Turkey Citrus Semi-annual

Turkish citrus production up, profit margins down

Turkey’s citrus production for MY 2021/22 is forecast to be up year-over-year in large part due to improved weather conditions compared to the previous year’s hot weather. While production is up, growers are seeing profit margins shrink as input costs, such as fuel and fertilizer, increase at a faster clip than farm gate prices. To cut losses, some grapefruit, orange and mandarin growers opted to leave their crops unharvested. With the exception of oranges, more than 50 percent of Turkey’s citrus production is expected to be exported in MY 2021/22. Looking ahead to MY 2022/23, citrus production will likely decline because of freezing weather that damaged blossoms in March of this year.

Looking ahead to MY 2022/23, orange and other citrus growers are concerned that freezing weather conditions in March 2022 will affect production and export levels. The freezing weather reportedly caused serious blossom damage, including at some orchards with wind machines.

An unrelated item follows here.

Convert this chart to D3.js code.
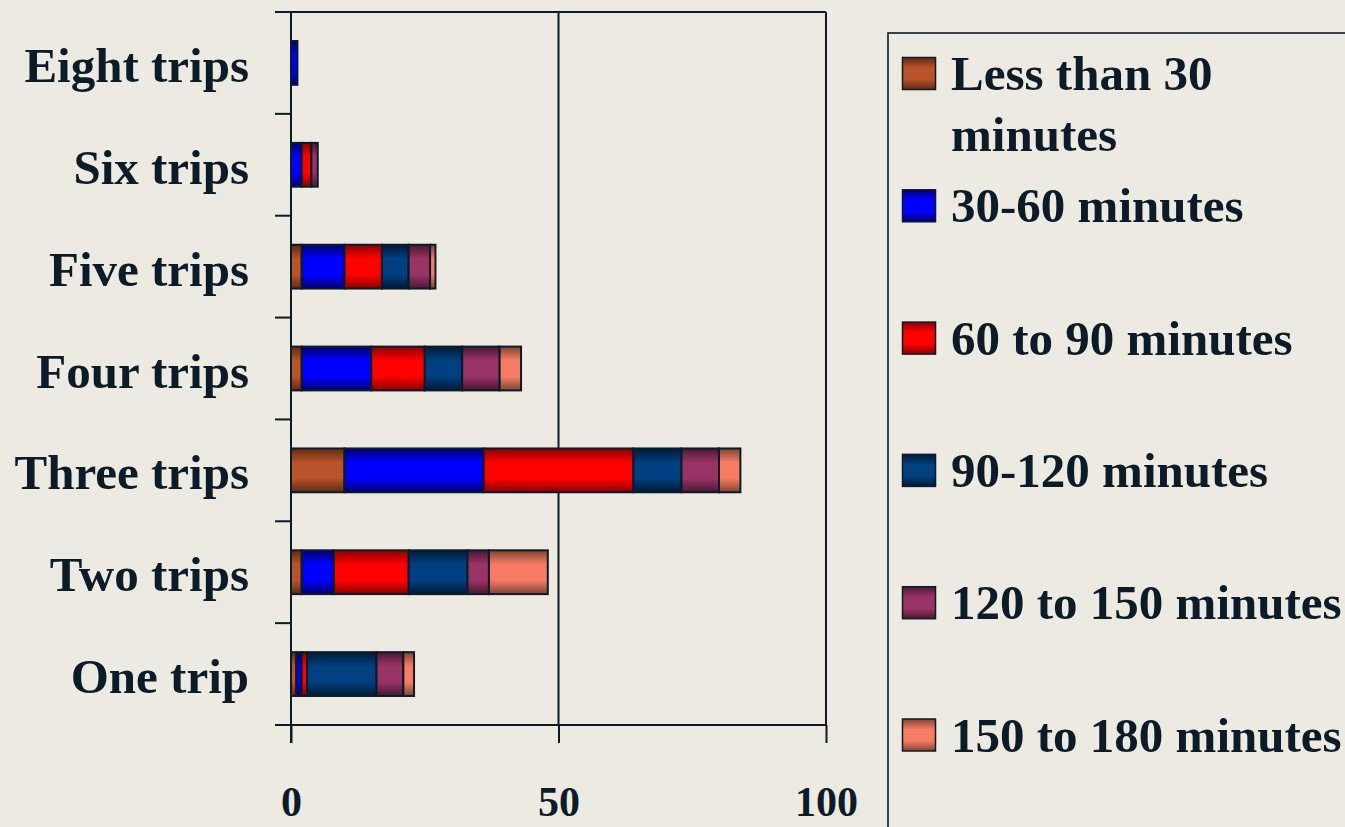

Like other Turkish farmers, citrus growers are dealing with rising input costs for fuel, electricity, fertilizer, and crop protectants. Growers have been especially hit hard by higher fertilizer and diesel prices. The price of fertilizer is up 350 percent from last year. Meantime, the price of diesel is 21.2 TL/liter ($1.24/liter), up a little more than 220 percent from a year ago. Citrus growers primarily use diesel to power wind machines to circulate warm air in their orchards during the colder months to avoid freeze damage.